··· Data extract

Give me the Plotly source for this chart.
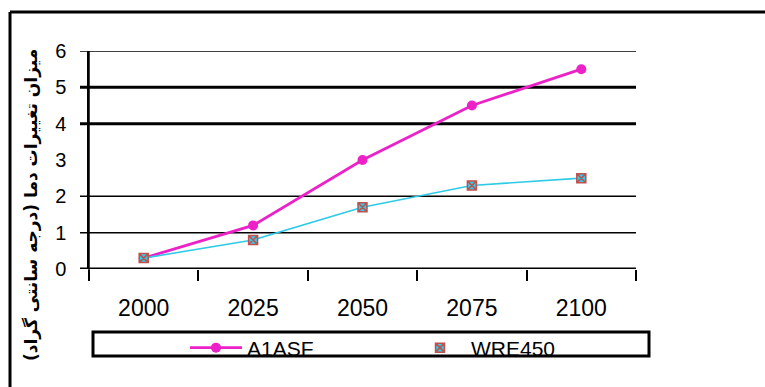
import plotly.graph_objects as go

years = ["2000", "2025", "2050", "2075", "2100"]
a1asf = [0.3, 1.2, 3.0, 4.5, 5.5]
wre450 = [0.3, 0.8, 1.7, 2.3, 2.5]
y_ticks = [0, 1, 2, 3, 4, 5, 6]
grid_levels = [6, 5, 4, 2, 1, 0]
grid_widths = [1.5, 3, 3, 1.5, 1.5, 3]
y_title = "میزان تغییرات دما (درجه سانتی گراد)"

PINK = "#EC22C8"
CYAN = "#2FCBE6"
BROWN = "#C0504D"

W, H = 765, 387
L, R, T, B = 89, 129, 51, 118
pw = W - L - R
ph = H - T - B

def px(x):
    return (x - L) / pw

def py(y):
    return (H - B - y) / ph

fig = go.Figure()
fig.add_trace(go.Scatter(
    x=years, y=a1asf, name="A1ASF", mode="lines+markers",
    line=dict(color=PINK, width=2.8),
    marker=dict(symbol="circle", size=10, color=PINK),
))
fig.add_trace(go.Scatter(
    x=years, y=wre450, mode="lines", showlegend=False,
    line=dict(color=CYAN, width=1.6), hoverinfo="skip",
))
fig.add_trace(go.Scatter(
    x=years, y=wre450, name="WRE450", mode="markers",
    marker=dict(symbol="square-x", size=9, color=CYAN,
                line=dict(color=BROWN, width=1.5)),
))

shapes = []
for lv, wd in zip(grid_levels, grid_widths):
    shapes.append(dict(type="line", xref="paper", yref="y",
                       x0=px(80), x1=1, y0=lv, y1=lv,
                       line=dict(color="black", width=wd), layer="below"))
# y axis line extension below zero
shapes.append(dict(type="line", xref="paper", yref="paper",
                   x0=0, x1=0, y0=py(280), y1=1,
                   line=dict(color="black", width=1.5)))
# outer frame (top & left visible)
shapes.append(dict(type="line", xref="paper", yref="paper",
                   x0=px(10), x1=px(800), y0=py(12), y1=py(12),
                   line=dict(color="black", width=3)))
shapes.append(dict(type="line", xref="paper", yref="paper",
                   x0=px(10), x1=px(10), y0=py(12), y1=py(400),
                   line=dict(color="black", width=3)))
# legend frame
shapes.append(dict(type="rect", xref="paper", yref="paper",
                   x0=px(93), x1=px(649), y0=py(356), y1=py(332),
                   line=dict(color="black", width=3), fillcolor="rgba(0,0,0,0)"))

fig.update_layout(
    width=W, height=H,
    margin=dict(l=L, r=R, t=T, b=B, pad=0, autoexpand=False),
    paper_bgcolor="white", plot_bgcolor="white",
    shapes=shapes,
    showlegend=True,
    legend=dict(orientation="h", x=px(185), xanchor="left",
                y=py(348), yanchor="middle",
                font=dict(family="Liberation Sans", size=21, color="black"),
                bgcolor="rgba(0,0,0,0)", borderwidth=0,
                itemwidth=52, entrywidth=157, entrywidthmode="pixels",
                traceorder="normal"),
    annotations=[dict(text=y_title, textangle=-90, xref="paper", yref="paper",
                      x=px(31), y=py(205), showarrow=False,
                      xanchor="center", yanchor="middle",
                      font=dict(family="DejaVu Sans", size=17, color="black", weight="bold"))],
)
fig.update_xaxes(
    type="category", range=[-0.5, 4.5], showgrid=False,
    showline=False, zeroline=False,
    ticks="outside", tickson="boundaries", ticklen=11, tickwidth=1.5, tickcolor="black",
    ticklabelstandoff=23,
    tickfont=dict(family="Liberation Sans", size=23, color="black"),
)
fig.update_yaxes(
    range=[0, 6], tickvals=y_ticks, showgrid=False, zeroline=False,
    showline=True, linecolor="black", linewidth=1.5,
    ticks="", ticklabelstandoff=17,
    tickfont=dict(family="Liberation Sans", size=20, color="black"),
)
fig.write_html("out.html")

······

## Work to do
Return all of the data exactly as written, and drop the pictures.

## Complete answer
Give me the Plotly source for this chart.
import plotly.graph_objects as go

years = ["2000", "2025", "2050", "2075", "2100"]
a1asf = [0.3, 1.2, 3.0, 4.5, 5.5]
wre450 = [0.3, 0.8, 1.7, 2.3, 2.5]
y_ticks = [0, 1, 2, 3, 4, 5, 6]
grid_levels = [6, 5, 4, 2, 1, 0]
grid_widths = [1.5, 3, 3, 1.5, 1.5, 3]
y_title = "میزان تغییرات دما (درجه سانتی گراد)"

PINK = "#EC22C8"
CYAN = "#2FCBE6"
BROWN = "#C0504D"

W, H = 765, 387
L, R, T, B = 89, 129, 51, 118
pw = W - L - R
ph = H - T - B

def px(x):
    return (x - L) / pw

def py(y):
    return (H - B - y) / ph

fig = go.Figure()
fig.add_trace(go.Scatter(
    x=years, y=a1asf, name="A1ASF", mode="lines+markers",
    line=dict(color=PINK, width=2.8),
    marker=dict(symbol="circle", size=10, color=PINK),
))
fig.add_trace(go.Scatter(
    x=years, y=wre450, mode="lines", showlegend=False,
    line=dict(color=CYAN, width=1.6), hoverinfo="skip",
))
fig.add_trace(go.Scatter(
    x=years, y=wre450, name="WRE450", mode="markers",
    marker=dict(symbol="square-x", size=9, color=CYAN,
                line=dict(color=BROWN, width=1.5)),
))

shapes = []
for lv, wd in zip(grid_levels, grid_widths):
    shapes.append(dict(type="line", xref="paper", yref="y",
                       x0=px(80), x1=1, y0=lv, y1=lv,
                       line=dict(color="black", width=wd), layer="below"))
# y axis line extension below zero
shapes.append(dict(type="line", xref="paper", yref="paper",
                   x0=0, x1=0, y0=py(280), y1=1,
                   line=dict(color="black", width=1.5)))
# outer frame (top & left visible)
shapes.append(dict(type="line", xref="paper", yref="paper",
                   x0=px(10), x1=px(800), y0=py(12), y1=py(12),
                   line=dict(color="black", width=3)))
shapes.append(dict(type="line", xref="paper", yref="paper",
                   x0=px(10), x1=px(10), y0=py(12), y1=py(400),
                   line=dict(color="black", width=3)))
# legend frame
shapes.append(dict(type="rect", xref="paper", yref="paper",
                   x0=px(93), x1=px(649), y0=py(356), y1=py(332),
                   line=dict(color="black", width=3), fillcolor="rgba(0,0,0,0)"))

fig.update_layout(
    width=W, height=H,
    margin=dict(l=L, r=R, t=T, b=B, pad=0, autoexpand=False),
    paper_bgcolor="white", plot_bgcolor="white",
    shapes=shapes,
    showlegend=True,
    legend=dict(orientation="h", x=px(185), xanchor="left",
                y=py(348), yanchor="middle",
                font=dict(family="Liberation Sans", size=21, color="black"),
                bgcolor="rgba(0,0,0,0)", borderwidth=0,
                itemwidth=52, entrywidth=157, entrywidthmode="pixels",
                traceorder="normal"),
    annotations=[dict(text=y_title, textangle=-90, xref="paper", yref="paper",
                      x=px(31), y=py(205), showarrow=False,
                      xanchor="center", yanchor="middle",
                      font=dict(family="DejaVu Sans", size=17, color="black", weight="bold"))],
)
fig.update_xaxes(
    type="category", range=[-0.5, 4.5], showgrid=False,
    showline=False, zeroline=False,
    ticks="outside", tickson="boundaries", ticklen=11, tickwidth=1.5, tickcolor="black",
    ticklabelstandoff=23,
    tickfont=dict(family="Liberation Sans", size=23, color="black"),
)
fig.update_yaxes(
    range=[0, 6], tickvals=y_ticks, showgrid=False, zeroline=False,
    showline=True, linecolor="black", linewidth=1.5,
    ticks="", ticklabelstandoff=17,
    tickfont=dict(family="Liberation Sans", size=20, color="black"),
)
fig.write_html("out.html")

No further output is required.